*What needs to be done*: Find how many lines in the material hold the word "this", then state that number and nothing more.

*Exercise material*:
----------------

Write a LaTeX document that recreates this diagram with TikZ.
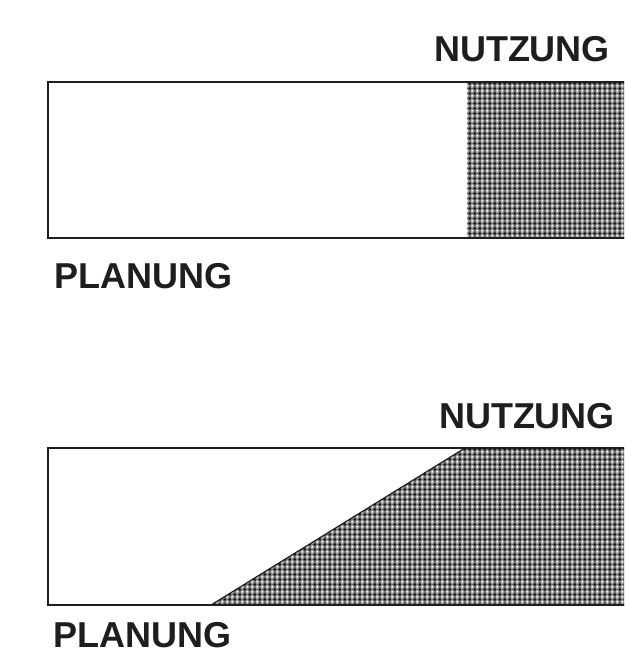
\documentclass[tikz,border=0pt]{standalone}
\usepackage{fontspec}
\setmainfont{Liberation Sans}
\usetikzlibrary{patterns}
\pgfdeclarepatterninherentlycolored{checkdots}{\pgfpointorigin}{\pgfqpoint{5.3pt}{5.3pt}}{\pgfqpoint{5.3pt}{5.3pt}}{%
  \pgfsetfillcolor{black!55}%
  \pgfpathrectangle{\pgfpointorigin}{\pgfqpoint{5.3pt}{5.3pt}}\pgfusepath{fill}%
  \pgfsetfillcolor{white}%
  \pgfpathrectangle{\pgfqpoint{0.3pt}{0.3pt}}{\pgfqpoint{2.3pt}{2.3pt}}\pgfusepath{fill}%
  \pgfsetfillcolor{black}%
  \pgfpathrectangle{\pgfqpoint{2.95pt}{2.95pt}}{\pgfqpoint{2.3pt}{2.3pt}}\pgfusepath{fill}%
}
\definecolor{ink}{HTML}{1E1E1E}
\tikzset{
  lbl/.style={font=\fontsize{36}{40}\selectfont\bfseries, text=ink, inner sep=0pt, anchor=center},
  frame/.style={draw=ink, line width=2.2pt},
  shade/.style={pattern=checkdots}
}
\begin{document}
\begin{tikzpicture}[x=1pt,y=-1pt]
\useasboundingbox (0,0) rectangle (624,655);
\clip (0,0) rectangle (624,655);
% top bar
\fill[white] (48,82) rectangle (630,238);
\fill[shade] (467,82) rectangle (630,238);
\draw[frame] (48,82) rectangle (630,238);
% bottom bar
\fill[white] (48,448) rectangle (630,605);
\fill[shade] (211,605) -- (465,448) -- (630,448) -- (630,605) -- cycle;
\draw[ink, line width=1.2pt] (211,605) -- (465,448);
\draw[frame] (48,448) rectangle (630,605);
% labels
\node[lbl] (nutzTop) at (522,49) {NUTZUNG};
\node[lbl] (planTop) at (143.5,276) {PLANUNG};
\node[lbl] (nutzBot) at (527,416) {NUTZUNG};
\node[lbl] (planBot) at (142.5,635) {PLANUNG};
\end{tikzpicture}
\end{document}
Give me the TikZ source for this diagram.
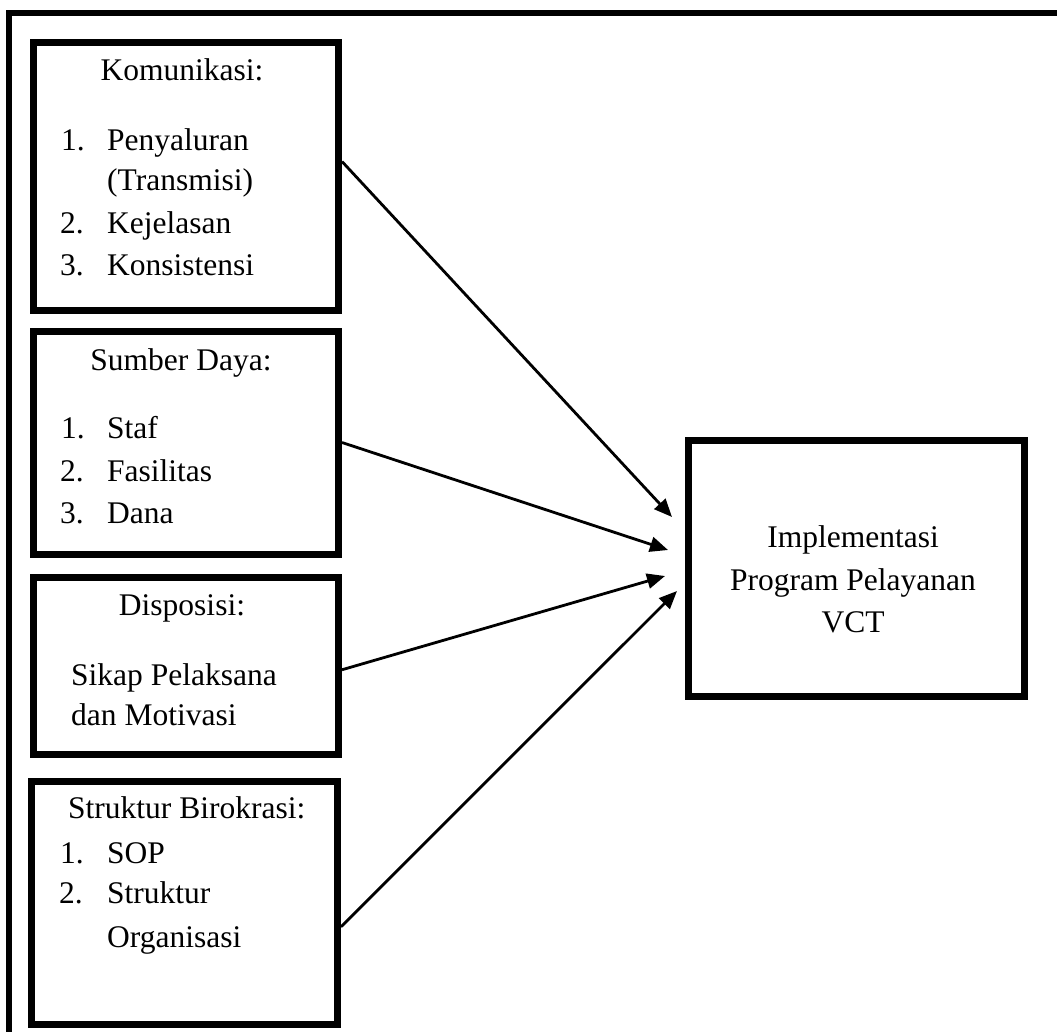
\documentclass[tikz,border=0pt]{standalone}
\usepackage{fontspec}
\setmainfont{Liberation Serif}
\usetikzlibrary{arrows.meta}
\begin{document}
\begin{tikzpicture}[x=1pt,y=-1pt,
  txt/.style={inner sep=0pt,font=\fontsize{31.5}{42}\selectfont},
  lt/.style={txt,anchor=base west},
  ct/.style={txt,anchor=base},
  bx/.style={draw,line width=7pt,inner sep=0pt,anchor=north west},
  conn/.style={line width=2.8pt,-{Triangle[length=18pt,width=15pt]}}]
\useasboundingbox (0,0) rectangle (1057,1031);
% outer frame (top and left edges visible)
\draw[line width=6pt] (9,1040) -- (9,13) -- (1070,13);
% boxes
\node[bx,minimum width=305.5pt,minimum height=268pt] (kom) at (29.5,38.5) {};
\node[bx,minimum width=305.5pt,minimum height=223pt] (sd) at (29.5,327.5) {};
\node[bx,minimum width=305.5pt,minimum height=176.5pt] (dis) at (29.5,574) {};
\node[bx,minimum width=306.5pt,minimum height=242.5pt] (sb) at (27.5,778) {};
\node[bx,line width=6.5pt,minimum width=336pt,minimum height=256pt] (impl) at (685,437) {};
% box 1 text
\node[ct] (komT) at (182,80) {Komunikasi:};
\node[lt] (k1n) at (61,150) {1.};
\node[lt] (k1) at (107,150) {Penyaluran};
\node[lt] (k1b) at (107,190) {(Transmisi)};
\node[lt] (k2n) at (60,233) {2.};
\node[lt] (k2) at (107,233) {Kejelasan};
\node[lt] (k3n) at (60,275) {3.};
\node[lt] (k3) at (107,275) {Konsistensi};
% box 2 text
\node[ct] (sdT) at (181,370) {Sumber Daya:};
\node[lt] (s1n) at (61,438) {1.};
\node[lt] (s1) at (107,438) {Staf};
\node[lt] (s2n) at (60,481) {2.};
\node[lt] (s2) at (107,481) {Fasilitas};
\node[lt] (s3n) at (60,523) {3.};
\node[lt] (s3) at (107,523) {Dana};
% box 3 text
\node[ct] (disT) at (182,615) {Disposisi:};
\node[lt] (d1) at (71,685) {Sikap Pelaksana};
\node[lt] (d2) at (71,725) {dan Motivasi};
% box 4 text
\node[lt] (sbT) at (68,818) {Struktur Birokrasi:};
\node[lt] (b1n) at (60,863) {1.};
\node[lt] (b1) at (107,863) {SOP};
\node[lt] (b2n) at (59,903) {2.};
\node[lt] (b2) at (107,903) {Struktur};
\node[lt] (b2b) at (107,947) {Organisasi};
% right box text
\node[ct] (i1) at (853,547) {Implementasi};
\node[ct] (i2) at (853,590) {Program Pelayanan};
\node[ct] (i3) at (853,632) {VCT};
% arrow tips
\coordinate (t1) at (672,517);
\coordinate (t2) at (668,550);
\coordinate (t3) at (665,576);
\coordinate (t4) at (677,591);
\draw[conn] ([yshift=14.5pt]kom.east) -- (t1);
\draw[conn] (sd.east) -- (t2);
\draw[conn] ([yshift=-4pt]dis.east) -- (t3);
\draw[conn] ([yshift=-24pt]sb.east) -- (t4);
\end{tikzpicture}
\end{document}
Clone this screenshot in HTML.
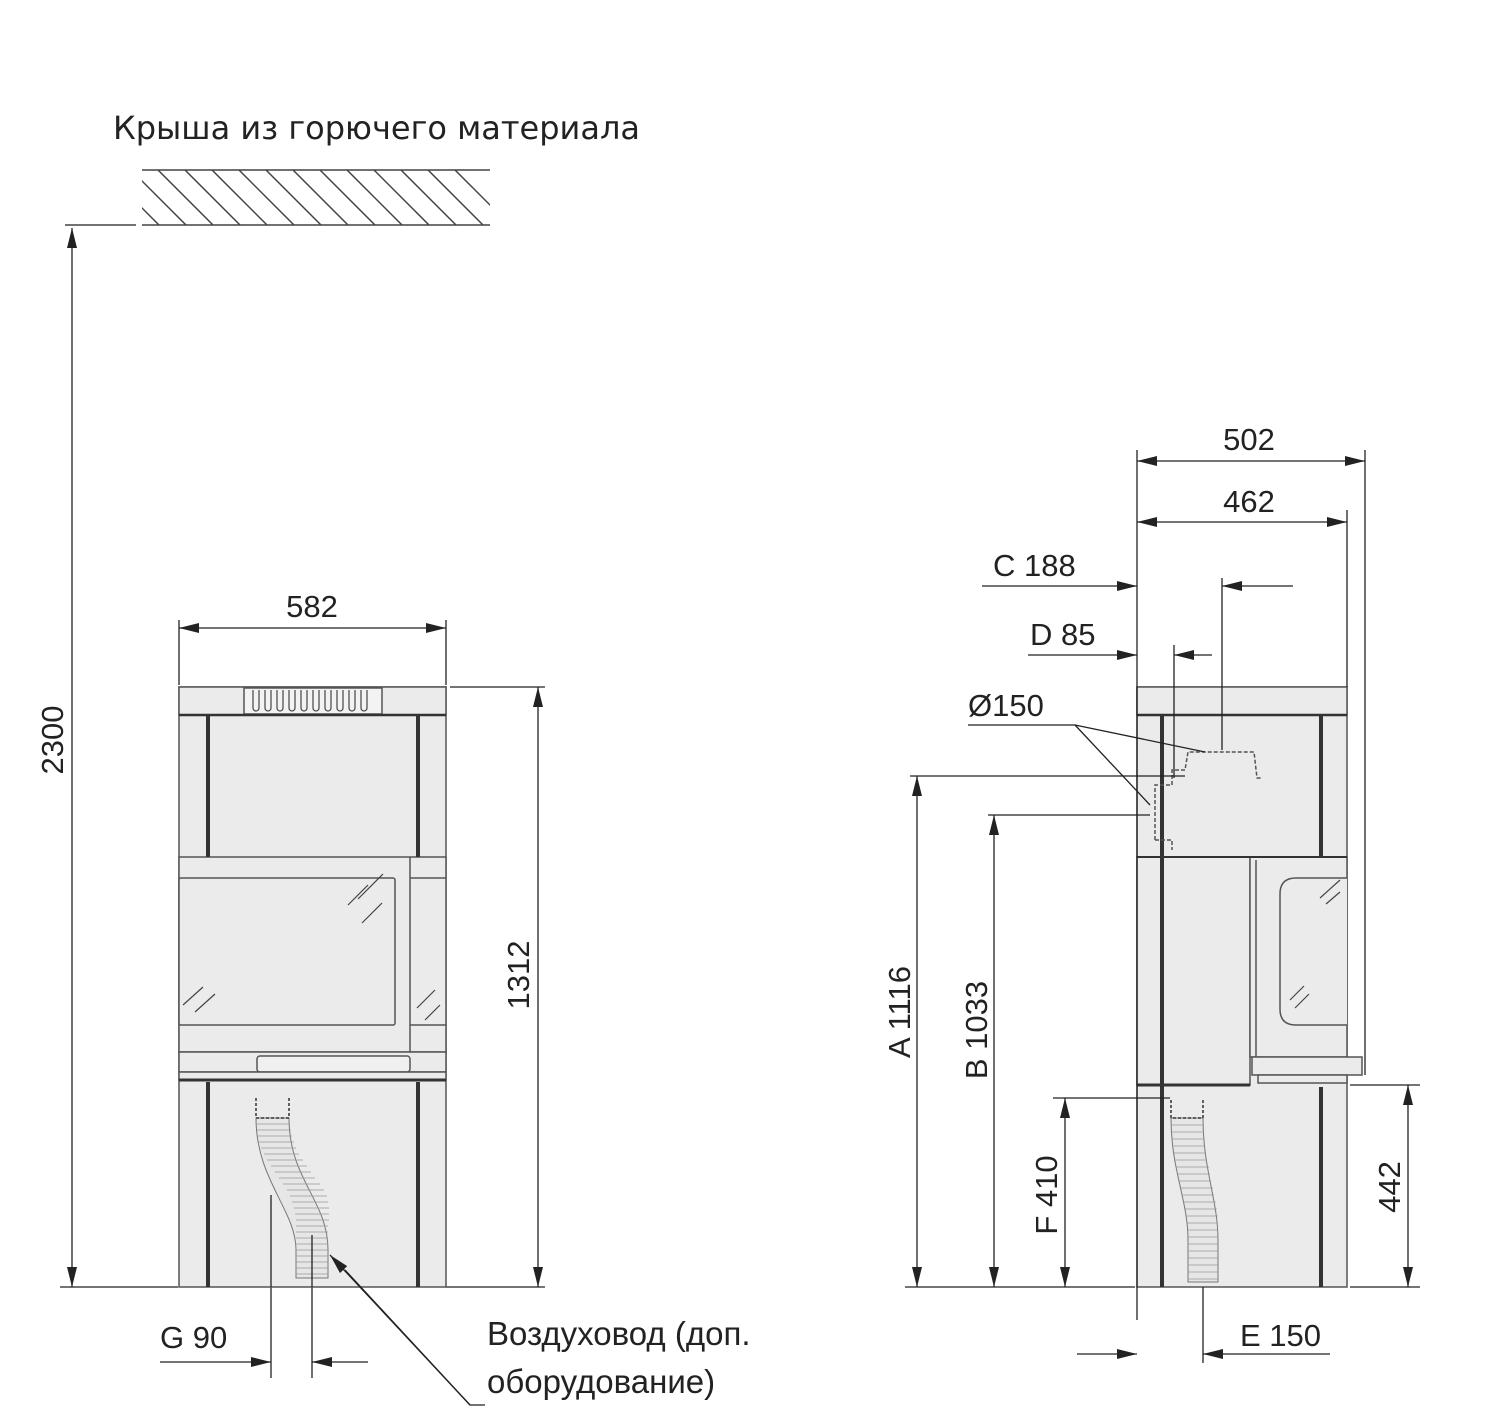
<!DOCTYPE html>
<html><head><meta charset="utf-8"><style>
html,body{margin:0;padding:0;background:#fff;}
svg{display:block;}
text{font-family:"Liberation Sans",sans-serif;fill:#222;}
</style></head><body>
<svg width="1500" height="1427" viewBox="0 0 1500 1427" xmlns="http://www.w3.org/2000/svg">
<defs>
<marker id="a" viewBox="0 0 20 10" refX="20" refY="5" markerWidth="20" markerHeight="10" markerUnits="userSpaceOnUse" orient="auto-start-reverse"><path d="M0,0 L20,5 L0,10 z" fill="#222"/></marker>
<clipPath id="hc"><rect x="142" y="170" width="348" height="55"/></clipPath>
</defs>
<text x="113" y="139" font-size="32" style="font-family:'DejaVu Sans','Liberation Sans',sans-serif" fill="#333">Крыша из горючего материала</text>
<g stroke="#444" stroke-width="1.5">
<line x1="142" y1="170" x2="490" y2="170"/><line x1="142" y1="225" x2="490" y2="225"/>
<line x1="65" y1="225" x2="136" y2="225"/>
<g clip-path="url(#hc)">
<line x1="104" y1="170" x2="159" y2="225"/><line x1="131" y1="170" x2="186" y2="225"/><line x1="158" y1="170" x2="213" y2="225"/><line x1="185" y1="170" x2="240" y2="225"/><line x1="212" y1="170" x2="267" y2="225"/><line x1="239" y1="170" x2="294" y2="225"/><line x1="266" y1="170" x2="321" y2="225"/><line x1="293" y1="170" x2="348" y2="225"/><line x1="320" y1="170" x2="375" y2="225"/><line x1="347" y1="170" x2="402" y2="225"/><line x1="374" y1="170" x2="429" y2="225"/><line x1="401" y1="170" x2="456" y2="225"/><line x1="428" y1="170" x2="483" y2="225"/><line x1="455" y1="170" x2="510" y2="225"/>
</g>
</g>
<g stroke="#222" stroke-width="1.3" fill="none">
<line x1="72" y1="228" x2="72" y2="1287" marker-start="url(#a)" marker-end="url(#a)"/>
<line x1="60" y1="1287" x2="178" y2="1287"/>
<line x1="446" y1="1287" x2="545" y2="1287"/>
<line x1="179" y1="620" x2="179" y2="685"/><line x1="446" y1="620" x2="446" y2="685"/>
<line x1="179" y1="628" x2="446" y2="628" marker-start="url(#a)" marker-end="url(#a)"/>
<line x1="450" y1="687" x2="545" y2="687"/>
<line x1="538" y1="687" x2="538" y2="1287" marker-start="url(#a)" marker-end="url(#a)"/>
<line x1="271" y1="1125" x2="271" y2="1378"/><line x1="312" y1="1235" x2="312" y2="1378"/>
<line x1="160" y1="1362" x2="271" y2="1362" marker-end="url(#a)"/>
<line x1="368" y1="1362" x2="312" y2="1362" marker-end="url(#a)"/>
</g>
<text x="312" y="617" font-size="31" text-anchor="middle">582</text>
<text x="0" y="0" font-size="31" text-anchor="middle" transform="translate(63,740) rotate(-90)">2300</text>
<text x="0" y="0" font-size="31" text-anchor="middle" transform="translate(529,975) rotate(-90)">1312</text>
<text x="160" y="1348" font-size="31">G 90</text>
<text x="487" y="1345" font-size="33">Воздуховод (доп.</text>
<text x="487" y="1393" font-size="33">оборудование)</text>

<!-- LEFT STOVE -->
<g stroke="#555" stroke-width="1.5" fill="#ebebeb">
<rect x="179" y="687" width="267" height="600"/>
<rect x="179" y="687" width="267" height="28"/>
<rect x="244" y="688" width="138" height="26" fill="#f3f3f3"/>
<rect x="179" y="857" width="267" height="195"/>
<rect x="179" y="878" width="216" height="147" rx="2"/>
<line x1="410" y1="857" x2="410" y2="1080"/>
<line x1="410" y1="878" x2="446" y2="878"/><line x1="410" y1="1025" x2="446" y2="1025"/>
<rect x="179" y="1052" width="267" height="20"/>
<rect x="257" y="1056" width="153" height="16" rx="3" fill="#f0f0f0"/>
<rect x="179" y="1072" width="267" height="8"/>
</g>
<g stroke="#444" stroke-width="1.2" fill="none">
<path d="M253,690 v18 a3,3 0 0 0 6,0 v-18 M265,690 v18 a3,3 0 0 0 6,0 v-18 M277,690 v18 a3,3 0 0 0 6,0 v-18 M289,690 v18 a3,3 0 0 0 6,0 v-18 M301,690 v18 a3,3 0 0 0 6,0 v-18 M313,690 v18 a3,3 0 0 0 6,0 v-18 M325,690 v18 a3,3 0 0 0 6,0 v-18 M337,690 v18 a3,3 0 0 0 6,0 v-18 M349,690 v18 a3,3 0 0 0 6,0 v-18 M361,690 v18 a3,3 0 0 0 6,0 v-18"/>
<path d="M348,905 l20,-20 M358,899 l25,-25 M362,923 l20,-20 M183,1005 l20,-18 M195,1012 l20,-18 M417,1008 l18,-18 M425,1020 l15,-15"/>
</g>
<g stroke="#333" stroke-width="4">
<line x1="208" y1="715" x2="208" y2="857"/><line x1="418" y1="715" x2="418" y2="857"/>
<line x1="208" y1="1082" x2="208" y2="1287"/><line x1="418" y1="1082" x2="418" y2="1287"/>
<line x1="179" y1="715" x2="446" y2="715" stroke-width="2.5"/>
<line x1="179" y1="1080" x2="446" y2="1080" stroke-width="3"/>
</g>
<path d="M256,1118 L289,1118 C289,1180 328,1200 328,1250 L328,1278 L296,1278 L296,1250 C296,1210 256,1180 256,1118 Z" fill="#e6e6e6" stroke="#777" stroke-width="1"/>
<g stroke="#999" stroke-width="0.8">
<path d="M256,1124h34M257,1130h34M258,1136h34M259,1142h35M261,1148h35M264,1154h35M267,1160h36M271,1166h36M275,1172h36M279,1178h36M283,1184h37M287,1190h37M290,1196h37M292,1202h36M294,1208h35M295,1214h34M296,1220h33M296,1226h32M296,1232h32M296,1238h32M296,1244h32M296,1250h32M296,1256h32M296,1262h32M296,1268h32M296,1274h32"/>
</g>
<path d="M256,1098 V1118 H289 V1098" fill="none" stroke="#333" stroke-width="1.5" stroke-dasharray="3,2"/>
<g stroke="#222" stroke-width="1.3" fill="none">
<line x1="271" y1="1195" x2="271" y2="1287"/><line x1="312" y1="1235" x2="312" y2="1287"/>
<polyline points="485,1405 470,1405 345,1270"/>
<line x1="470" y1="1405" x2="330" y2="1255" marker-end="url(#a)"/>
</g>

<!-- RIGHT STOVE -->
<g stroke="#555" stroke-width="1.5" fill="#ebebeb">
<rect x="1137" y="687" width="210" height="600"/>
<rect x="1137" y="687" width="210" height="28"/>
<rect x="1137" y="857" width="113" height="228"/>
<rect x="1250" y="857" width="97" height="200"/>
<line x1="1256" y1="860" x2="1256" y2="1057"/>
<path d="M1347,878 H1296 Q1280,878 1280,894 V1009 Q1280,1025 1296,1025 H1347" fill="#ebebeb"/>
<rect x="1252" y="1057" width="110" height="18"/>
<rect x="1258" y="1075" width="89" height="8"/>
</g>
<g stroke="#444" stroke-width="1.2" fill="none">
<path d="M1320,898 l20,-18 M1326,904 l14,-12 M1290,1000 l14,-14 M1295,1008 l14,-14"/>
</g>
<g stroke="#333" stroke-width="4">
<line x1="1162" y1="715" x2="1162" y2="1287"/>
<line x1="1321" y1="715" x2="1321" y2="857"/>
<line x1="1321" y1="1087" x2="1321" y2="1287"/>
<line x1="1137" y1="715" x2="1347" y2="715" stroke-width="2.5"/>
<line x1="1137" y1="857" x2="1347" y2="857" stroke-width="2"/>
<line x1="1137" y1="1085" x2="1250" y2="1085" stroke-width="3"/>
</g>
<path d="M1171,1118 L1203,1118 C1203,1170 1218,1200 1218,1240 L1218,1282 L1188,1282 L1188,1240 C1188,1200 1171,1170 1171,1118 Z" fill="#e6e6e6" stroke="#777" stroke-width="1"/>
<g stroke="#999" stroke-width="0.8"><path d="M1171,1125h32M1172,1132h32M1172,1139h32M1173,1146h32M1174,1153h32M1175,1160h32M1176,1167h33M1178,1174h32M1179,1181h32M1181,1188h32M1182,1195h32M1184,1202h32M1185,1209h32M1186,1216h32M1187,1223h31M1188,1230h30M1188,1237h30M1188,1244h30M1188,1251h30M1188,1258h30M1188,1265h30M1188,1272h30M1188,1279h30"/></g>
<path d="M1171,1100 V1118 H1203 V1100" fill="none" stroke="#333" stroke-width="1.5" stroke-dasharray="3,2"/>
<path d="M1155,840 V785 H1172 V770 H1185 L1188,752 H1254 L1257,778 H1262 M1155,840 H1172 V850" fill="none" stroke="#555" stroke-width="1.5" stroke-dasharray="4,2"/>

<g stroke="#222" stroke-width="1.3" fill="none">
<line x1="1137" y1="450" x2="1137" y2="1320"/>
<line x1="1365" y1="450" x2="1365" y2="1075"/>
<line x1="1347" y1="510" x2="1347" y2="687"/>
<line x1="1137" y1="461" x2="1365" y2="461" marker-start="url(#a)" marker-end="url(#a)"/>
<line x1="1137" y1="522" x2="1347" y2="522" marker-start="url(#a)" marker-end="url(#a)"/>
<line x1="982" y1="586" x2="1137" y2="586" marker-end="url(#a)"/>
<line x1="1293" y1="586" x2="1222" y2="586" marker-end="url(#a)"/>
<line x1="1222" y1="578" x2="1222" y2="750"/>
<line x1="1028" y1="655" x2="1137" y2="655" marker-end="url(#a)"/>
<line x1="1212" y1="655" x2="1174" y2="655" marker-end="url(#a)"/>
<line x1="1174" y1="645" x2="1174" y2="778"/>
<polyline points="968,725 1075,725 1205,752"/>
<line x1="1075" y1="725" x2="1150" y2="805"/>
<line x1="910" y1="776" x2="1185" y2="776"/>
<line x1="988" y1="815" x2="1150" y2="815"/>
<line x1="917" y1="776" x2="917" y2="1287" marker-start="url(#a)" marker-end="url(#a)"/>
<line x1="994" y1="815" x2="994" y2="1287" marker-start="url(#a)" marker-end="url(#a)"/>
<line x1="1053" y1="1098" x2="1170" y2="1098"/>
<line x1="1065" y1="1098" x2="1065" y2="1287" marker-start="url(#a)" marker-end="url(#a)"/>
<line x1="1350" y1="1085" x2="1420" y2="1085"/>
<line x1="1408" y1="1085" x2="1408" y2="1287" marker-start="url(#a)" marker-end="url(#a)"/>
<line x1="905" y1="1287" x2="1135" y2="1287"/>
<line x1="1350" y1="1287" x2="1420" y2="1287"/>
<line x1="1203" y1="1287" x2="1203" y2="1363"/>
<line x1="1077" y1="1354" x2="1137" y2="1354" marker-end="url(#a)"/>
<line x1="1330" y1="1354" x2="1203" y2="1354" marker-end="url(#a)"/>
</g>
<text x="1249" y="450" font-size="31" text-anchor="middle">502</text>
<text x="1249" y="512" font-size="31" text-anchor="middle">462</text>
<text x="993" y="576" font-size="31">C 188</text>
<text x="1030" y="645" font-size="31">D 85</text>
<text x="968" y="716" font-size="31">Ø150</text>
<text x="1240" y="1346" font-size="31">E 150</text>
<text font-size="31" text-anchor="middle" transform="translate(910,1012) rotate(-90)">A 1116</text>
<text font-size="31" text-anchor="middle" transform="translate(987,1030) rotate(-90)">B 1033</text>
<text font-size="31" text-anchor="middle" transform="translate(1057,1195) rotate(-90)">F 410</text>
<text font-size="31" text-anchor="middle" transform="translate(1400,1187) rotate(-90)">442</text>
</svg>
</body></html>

----------------

*Output below*: 3